Go Daddy learns valuable lesson in customer service
The hosting and domain service Go Daddy is being punished by its customers for its wishy washy position on the SOPA legislation.
According to this report at Venturebeat, Go Daddy has lost 37,000 domains just since Thursday as an organized boycott took hold:
The fleeing domains comes as a result of the intense backlash from customers and Internet critics after Go Daddy appeared on an official list of companies supporting SOPA. The internet responded by staging a wide-spread boycott where people would switch their domains to another registrar, which Go Daddy initially dismissed as having little impact on their business. Now it seems that assessment wasn't entirely accurate.
Although Go Daddy reversed their stance on SOPA, it wasn't before 37,000 domains were transfer off of its service, according to information reported by The Domains. The report indicates that over 15,000 domains were transferred off Thursday and another 21,054 domains on Friday. If you factor in the $6.99 to $10.99 fees associated with each of those domain registrations, Go Daddy is losing a significant amount of money.
Many on community link sharing site Reddit, which is where the boycotts were first organized, are skeptical that Go Daddy is really against SOPA. Citing reports from TechCrunch and Gizmodo, Reddit users point out that Go Daddy CEO Warren Adelman is neither for or against SOPA - a convenient position to take considering his company's customer base is fleeing. While Adelman admits the bill needs work, he said the company isn't beyond throwing support to another SOPA-like piece of legislation in the future.

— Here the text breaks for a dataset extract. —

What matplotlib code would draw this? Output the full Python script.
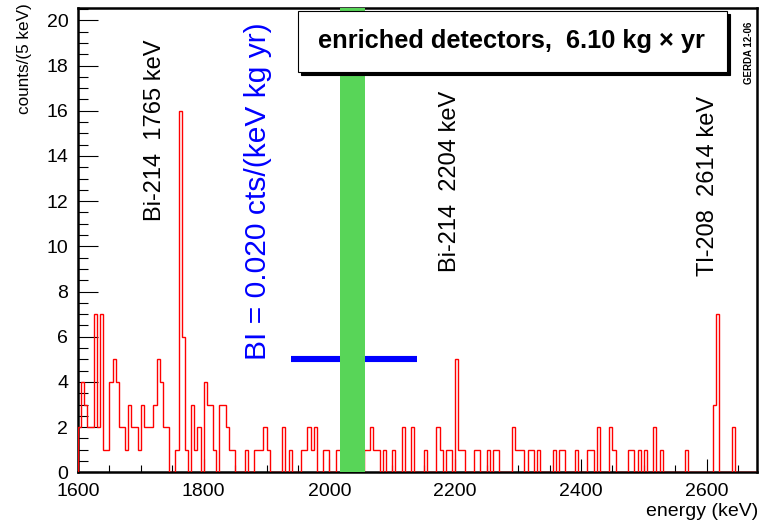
import matplotlib
matplotlib.use("Agg")
import matplotlib.pyplot as plt
import numpy as np
from matplotlib.patches import Rectangle

plt.rcParams['font.family'] = ['Liberation Sans', 'DejaVu Sans']

# counts per 5 keV bin, starting at 1600 keV
counts = [2, 4, 3, 2, 2, 7, 2, 7, 1, 1,
          4, 5, 4, 2, 2, 1, 3, 2, 2, 1,
          3, 2, 2, 2, 3, 5, 4, 2, 2, 0,
          0, 1, 16, 6, 1, 0, 3, 1, 2, 0,
          4, 3, 3, 1, 0, 3, 3, 2, 1, 1,
          0, 0, 0, 1, 0, 0, 1, 1, 1, 2,
          1, 0, 0, 0, 0, 2, 0, 1, 0, 0,
          0, 1, 1, 2, 1, 2, 0, 0, 1, 1,
          0, 0, 1, 1, 0, 0, 0, 0, 0, 0,
          0, 1, 1, 2, 1, 1, 0, 1, 0, 0,
          1, 0, 0, 2, 0, 0, 2, 0, 0, 0,
          1, 0, 0, 0, 2, 1, 0, 1, 1, 0,
          5, 1, 1, 0, 0, 0, 1, 1, 0, 0,
          1, 0, 1, 1, 0, 0, 0, 0, 2, 1,
          1, 1, 0, 1, 1, 0, 1, 0, 0, 0,
          0, 1, 0, 1, 1, 0, 0, 0, 1, 0,
          0, 0, 1, 1, 0, 2, 0, 0, 0, 2,
          1, 0, 0, 0, 0, 1, 1, 0, 1, 0,
          1, 0, 0, 2, 0, 1, 0, 0, 0, 0,
          0, 0, 0, 1, 0, 0, 0, 0, 0, 0,
          0, 0, 3, 7, 0, 0, 0, 0, 2, 0,
          0, 0, 0, 0, 0, 0]
e_start = 1600
bin_width = 5
edges = e_start + bin_width * np.arange(len(counts) + 1)

# blinded window and background index line
blind_window = [2017, 2057]
bi_range = [1939, 2139]
bi_level = 5.0

# line labels: (energy position, bottom y, text)
line_labels = [(1722, 11.1, "Bi-214  1765 keV"),
               (2192, 8.85, "Bi-214  2204 keV"),
               (2602, 8.7, "Tl-208  2614 keV")]

fig = plt.figure(figsize=(7.65, 5.23), dpi=100)
ax = fig.add_axes([78 / 765, 1 - 472.3 / 523, 679 / 765, 464.8 / 523])

ax.plot(bi_range, [bi_level, bi_level], color='#0000ff', lw=4.4,
        solid_capstyle='butt', zorder=2)
ax.axvspan(blind_window[0], blind_window[1], color='#58d558', lw=0, zorder=4)
ax.stairs(counts, edges, baseline=0, color='red', lw=1.0, zorder=3)

ax.set_xlim(1600, 2680)
ax.set_ylim(0, 20.57)

ax.set_xticks(np.arange(1600, 2601, 200))
ax.set_xticks(np.arange(1600, 2680, 50), minor=True)
ax.set_yticks(np.arange(0, 21, 2))
ax.set_yticks(np.arange(0, 20.6, 0.5), minor=True)

ax.tick_params(axis='x', which='major', direction='in', length=9.7, width=0.8,
               labelsize=14, pad=7.5)
ax.tick_params(axis='x', which='minor', direction='in', length=5, width=0.8)
ax.tick_params(axis='y', which='major', direction='in', length=14.4, width=0.8,
               labelsize=14, pad=7)
ax.tick_params(axis='y', which='minor', direction='in', length=7.2, width=0.8)

for s in ax.spines.values():
    s.set_linewidth(1.8)
    s.set_zorder(2.5)

for x, y, txt in line_labels:
    ax.text(x, y, txt, rotation=90, ha='center', va='bottom', fontsize=17)

ax.text(1886, 4.97, "BI = 0.020 cts/(keV kg yr)", rotation=90, ha='center',
        va='bottom', fontsize=21.6, color='#0000ff')

# title box with shadow
bx0, by0, bx1, by1 = 298 / 765, 1 - 72 / 523, 727 / 765, 1 - 11 / 523
fig.patches.append(Rectangle((bx0 + 2.5 / 765, by0 - 2.5 / 523), bx1 - bx0, by1 - by0,
                             transform=fig.transFigure, facecolor='black',
                             edgecolor='black', lw=0.8, zorder=5))
fig.patches.append(Rectangle((bx0, by0), bx1 - bx0, by1 - by0,
                             transform=fig.transFigure, facecolor='white',
                             edgecolor='black', lw=0.8, zorder=6))
fig.text(511 / 765, 1 - 41 / 523, "enriched detectors,  6.10 kg \u00d7 yr",
         ha='center', va='center', fontsize=18.3, fontweight='bold', zorder=7)

fig.text(749 / 765, 1 - 22 / 523, "GERDA 12-06", rotation=90, ha='center',
         va='top', fontsize=7, fontweight='bold')

fig.text(758 / 765, 1 - 512 / 523, "energy (keV)", ha='right', va='center',
         fontsize=14)
fig.text(25 / 765, 1 - 3 / 523, "counts/(5 keV)", rotation=90, ha='center',
         va='top', fontsize=12.3)

fig.savefig("out.png", dpi=100)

For anyone who's still in the dark about the proposed legislation, SOPA gives both the U.S. government and copyright holders the authority to seek court orders against websites associated with infringing, pirating and/or counterfeiting intellectual property. The implication of having the act pass is that it could drastically change the way the Internet operates. For more information about the bill, check out this nifty infographic about what SOPA means for business and innovation.
There is little doubt that intellectual property should be protected better than it currently is. Piracy of movies, music, and other creative endeavors is at epidemic levels and threatens several industries.
But this bill is notionally dangerous. It goes too far in preventing the sharing of property. It uses a bazooka where a scalpel would be better. It allows copyright holders to legally go after websites that only link to pirated material - a ridiculous idea that might be used by giant media companies to eliminate competition.
Go Daddy thought it could straddle the issue and failed to gauge correctly the temper of its customer base. For that, they are suffering serious financial consequences.